Carla Barbati ha parlato del ruolo delle società scientifiche nelle procedure valutative. La Presidente del CUN ha evidenziato che fino ad oggi è l’ANVUR che seleziona i componenti delle comunità scientifiche legittimati a effettuare valutazioni sia nell’ambito dei GEV sia in quello del Gruppo Libri e Riviste. La prof.ssa Barbati ha raccontato di come l’ANVUR rifiuti di considerare l’elettività di queste cariche da parte della comunità scientifica un modello decisionale virtuoso. Ha concluso sostenendo che se le società scientifiche non riescono a far sentire la propria voce e a reclamare un ruolo, il vuoto viene colmato dalle decisioni dell’ANVUR.

Non mi sembra di aver mai sentito il secondo – mi corregga se sbaglio – prendere una qualche posizione pubblica netta sulla valutazione di stato.

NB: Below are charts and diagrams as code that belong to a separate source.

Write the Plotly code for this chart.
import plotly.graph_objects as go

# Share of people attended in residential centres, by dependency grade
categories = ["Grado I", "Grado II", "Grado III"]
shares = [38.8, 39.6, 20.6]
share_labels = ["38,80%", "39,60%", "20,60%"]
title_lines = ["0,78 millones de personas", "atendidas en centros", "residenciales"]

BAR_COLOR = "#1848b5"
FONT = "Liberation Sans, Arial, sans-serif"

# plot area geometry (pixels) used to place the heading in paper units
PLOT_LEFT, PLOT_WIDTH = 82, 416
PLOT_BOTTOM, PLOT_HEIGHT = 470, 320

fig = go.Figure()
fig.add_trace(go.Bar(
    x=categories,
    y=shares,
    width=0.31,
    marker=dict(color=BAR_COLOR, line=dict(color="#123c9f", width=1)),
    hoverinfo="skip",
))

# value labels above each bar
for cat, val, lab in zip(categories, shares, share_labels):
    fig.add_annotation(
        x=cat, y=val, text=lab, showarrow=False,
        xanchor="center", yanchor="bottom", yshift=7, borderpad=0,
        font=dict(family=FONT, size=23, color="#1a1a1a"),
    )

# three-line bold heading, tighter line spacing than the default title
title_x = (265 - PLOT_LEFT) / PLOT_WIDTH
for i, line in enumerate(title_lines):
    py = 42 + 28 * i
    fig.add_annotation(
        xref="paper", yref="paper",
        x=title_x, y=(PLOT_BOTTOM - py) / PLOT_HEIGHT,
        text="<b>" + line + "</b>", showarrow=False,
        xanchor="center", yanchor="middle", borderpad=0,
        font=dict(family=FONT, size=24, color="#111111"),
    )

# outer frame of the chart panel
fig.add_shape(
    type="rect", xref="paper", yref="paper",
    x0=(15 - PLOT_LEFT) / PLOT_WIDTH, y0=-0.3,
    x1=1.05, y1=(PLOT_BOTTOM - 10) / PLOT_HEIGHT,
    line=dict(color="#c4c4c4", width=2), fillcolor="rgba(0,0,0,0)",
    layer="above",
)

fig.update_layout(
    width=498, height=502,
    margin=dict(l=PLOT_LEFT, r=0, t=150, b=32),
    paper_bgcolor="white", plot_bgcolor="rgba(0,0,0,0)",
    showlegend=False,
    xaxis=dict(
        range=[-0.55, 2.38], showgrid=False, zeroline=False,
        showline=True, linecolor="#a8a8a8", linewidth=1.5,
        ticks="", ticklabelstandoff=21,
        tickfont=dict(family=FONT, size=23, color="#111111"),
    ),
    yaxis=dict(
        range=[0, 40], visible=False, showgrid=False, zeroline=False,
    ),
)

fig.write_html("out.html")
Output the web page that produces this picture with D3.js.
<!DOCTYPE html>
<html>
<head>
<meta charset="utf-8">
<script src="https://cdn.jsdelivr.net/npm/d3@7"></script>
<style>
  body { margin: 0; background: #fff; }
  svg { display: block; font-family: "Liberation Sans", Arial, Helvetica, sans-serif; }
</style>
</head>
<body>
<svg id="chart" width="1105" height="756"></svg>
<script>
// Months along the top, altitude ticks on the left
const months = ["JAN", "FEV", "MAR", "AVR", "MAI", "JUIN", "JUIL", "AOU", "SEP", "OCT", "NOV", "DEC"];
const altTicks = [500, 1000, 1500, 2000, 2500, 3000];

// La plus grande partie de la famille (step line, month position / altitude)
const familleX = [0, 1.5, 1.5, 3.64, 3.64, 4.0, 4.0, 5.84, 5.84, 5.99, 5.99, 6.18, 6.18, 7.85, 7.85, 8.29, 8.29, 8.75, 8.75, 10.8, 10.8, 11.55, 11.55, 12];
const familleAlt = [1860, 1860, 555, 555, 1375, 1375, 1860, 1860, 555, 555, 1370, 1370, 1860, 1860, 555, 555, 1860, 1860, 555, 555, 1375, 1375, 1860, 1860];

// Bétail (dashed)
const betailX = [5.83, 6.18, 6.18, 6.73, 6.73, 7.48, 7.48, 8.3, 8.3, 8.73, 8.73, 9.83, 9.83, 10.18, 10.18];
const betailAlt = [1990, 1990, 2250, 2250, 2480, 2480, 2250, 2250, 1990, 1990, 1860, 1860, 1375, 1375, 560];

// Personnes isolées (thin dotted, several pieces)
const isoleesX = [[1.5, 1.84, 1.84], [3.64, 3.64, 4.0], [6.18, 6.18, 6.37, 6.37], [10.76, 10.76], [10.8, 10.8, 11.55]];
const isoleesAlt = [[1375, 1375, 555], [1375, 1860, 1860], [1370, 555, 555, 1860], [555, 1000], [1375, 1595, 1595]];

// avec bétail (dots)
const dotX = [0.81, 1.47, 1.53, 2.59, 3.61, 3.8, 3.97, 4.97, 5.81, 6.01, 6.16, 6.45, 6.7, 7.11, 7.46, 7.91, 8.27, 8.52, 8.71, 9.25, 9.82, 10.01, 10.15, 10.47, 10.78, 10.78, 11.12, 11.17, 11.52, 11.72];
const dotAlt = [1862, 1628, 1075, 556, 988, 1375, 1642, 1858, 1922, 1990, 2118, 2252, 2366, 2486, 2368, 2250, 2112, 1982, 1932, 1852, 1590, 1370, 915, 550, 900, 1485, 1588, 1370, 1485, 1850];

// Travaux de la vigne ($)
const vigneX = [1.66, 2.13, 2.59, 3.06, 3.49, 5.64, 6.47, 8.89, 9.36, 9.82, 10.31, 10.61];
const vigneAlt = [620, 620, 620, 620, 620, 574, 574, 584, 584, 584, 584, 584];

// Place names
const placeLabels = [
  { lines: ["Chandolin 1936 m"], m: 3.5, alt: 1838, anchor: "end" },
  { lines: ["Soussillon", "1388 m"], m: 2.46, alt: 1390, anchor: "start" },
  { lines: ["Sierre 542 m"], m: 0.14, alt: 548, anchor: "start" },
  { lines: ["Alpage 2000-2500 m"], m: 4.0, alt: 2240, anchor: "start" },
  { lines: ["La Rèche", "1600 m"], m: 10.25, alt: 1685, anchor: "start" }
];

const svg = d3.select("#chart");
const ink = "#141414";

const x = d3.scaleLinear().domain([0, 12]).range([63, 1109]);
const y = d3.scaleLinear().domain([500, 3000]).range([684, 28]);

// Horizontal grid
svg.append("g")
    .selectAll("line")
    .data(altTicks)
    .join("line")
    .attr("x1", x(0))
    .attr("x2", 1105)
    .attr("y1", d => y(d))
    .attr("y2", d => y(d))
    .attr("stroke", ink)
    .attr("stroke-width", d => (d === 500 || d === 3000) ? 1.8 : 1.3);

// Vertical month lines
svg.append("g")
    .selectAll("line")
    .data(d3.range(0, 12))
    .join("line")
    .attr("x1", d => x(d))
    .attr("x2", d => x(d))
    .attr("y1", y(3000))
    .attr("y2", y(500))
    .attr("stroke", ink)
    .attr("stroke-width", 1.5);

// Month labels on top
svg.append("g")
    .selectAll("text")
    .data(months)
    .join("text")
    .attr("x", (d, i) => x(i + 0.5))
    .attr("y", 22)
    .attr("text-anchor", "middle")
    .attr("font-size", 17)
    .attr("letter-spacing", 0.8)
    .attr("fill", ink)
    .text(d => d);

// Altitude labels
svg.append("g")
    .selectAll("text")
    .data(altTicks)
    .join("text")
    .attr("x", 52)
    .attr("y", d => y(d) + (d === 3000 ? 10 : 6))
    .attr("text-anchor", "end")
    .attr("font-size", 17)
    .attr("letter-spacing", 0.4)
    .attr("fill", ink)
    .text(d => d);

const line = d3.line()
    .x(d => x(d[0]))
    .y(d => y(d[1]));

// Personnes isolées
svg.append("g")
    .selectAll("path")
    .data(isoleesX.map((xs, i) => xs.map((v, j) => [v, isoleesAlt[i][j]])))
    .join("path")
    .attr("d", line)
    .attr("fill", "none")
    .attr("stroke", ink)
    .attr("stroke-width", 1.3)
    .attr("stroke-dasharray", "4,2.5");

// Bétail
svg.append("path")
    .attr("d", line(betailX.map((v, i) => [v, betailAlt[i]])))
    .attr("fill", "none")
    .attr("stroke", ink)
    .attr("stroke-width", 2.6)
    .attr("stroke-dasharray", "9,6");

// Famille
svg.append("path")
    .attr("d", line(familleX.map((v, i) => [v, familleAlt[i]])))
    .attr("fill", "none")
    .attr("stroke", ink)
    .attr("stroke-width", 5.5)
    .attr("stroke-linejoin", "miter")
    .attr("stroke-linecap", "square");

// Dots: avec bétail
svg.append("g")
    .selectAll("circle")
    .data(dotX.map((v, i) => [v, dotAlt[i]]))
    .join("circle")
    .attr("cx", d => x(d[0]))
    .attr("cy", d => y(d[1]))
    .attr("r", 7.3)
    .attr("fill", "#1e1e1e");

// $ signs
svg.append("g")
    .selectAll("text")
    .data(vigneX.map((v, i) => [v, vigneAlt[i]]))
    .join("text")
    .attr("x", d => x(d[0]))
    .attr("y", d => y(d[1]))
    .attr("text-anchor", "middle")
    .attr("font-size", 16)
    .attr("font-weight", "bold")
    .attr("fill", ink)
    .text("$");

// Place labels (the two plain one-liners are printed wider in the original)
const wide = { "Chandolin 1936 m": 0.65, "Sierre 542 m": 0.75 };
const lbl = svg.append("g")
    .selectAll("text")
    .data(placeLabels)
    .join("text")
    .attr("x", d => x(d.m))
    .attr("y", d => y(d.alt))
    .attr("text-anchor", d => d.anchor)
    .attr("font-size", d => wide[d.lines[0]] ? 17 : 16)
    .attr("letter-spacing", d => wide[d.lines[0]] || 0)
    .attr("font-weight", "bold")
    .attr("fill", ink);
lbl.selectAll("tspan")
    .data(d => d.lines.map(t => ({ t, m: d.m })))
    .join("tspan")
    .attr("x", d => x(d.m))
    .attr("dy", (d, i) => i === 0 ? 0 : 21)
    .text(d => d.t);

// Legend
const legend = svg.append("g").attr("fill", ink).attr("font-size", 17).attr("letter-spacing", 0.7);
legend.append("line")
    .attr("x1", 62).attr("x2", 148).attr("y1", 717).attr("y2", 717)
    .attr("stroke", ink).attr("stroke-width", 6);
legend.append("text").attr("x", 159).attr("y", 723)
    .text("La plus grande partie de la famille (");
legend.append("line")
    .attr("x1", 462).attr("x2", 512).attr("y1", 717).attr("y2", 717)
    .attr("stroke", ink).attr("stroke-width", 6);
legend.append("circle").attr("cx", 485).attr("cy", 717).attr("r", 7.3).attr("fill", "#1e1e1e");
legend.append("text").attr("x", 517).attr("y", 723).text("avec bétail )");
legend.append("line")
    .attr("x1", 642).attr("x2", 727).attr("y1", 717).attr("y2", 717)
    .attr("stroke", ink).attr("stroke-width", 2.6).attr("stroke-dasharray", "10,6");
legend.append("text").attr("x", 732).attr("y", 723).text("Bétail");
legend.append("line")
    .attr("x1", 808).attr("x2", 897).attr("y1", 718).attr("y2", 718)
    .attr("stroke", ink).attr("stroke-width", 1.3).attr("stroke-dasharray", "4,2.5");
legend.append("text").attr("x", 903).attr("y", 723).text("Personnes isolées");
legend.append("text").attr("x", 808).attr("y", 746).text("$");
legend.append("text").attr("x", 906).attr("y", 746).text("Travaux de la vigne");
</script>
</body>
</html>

Come sicuramente saprete, l’ANVUR parla con chi vuole e dialoga con le società scientifiche solo per suo concessione. Nel caso della SIFP, più che un dialogo si è avuta spesso un’identità: la penultima presidente era membro del cosiddetto GEV, l’attuale presidente si è sempre professato neutrale – e quindi ininfluente – e ora una dei candidati ha coordinato il GEV. Le stesse persone che facevano parte del GEV, data l’esiguità dei docenti della nostra disciplina, sono state spesso anche parte delle commissioni ASN. Per non parlare della loro presenza negli organi delle riviste di classe A, per la quale rinvio allo studio che avevo fatto a suo tempo con Brunella Casalini. È “pluralismo”, questo, o, piuttosto, in un’epoca di ferocissimi tagli alla finanze e alle libertà accademiche, un “si salvi chi può”, nell’illusione che il “particulare” possa restare a galla mentre l’universale cola a picco?

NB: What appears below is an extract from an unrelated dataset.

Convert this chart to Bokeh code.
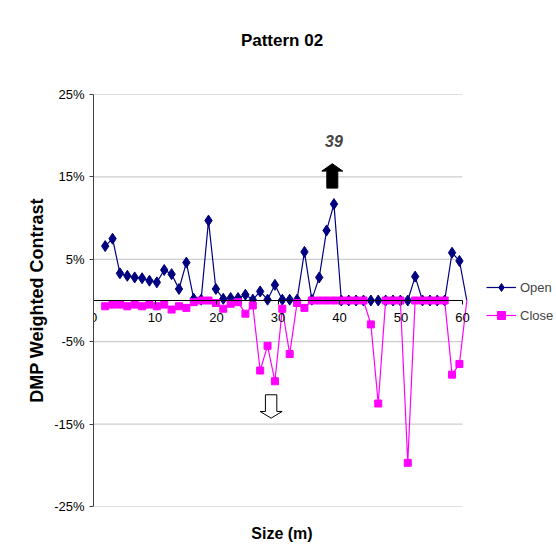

Come commissaria ASN, cercando, nei limiti del possibile, di leggere i titoli presentati, mi sono resa conto che gli effetti di questo “pluralismo” sono i seguenti: una volta che è noto dove un candidato ha studiato è possibile prevedere non solo che cosa scriverà, ma anche come lo scriverà. Se si dovesse prendere alla lettera il requisito dell’originalità non si dovrebbe abilitare quasi nessuno. E, naturalmente, è assai più facile essere idonei all’abilitazione, almeno in termini di volume di pubblicazioni., se si è benedetti dall’appartenenza a uno dei gruppi i cui caposcuola praticano una scienza ministeriale, avendo fatto una scelta diversa da quella del sociologo Pier Paolo Giglioli e fanno pubblicare su riviste di classe A. Incidentalmente, il sistema di valorizzare il contenitore a scapito del contenuto – a proposito di “internazionalizzazione” – isolerà sempre più l’Italia in Europa e nel mondo. Qui racconto quello che ho sentito con i miei orecchi a Berlino, essendo invitata alla conferenza come rappresentante dell’AISA.

Come sapete trovo controproducente chiedere che questa o quella rivista sia assunta nella lista, se non per provocazione allo scopo di discuterne poi nella sede appropriata – che non è quella amministrativa -, quando si dovrebbe contestare il principio stesso della lista: le virtù amministrative del contenitore non si trasmettono, infatti, alle eventuali virtù scientifiche del contenuto e l’unica “collocazione editoriale” scientificamente rilevante è quella che permette l’accessibilità dei testi sia in lettura sia in scrittura. Andare dall’ANVUR o dal suo genitore, il MIUR, col cappello in mano a chiedere mercé significa legittimare, tramite il riconoscimento del principio delle liste con i suoi effetti oligopolistici e oligarchici,  una valutazione di stato intrinsecamente dispotica e retrograda.

Le società scientifiche, rinate in età moderna per scopi diversi da quelli ora prevalenti, sono attualmente ridotte a poco più di un sindacato per la rivendicazione degli interessi di discipline – o di alcuni dei docenti che le professano – i cui confini sono amministrativamente definiti. Qual è il colore di questo sindacato? A me sembra che non si vada oltre un certo numero di sfumature di giallo.

Per questo, al momento, non sentendomi rappresentata da nessuno neppure per quel minimo sindacale che dovrebbe essere la difesa dei miei diritti costituzionali, nessuno posso sostenere.

Buon anno, buona notte e buona fortuna.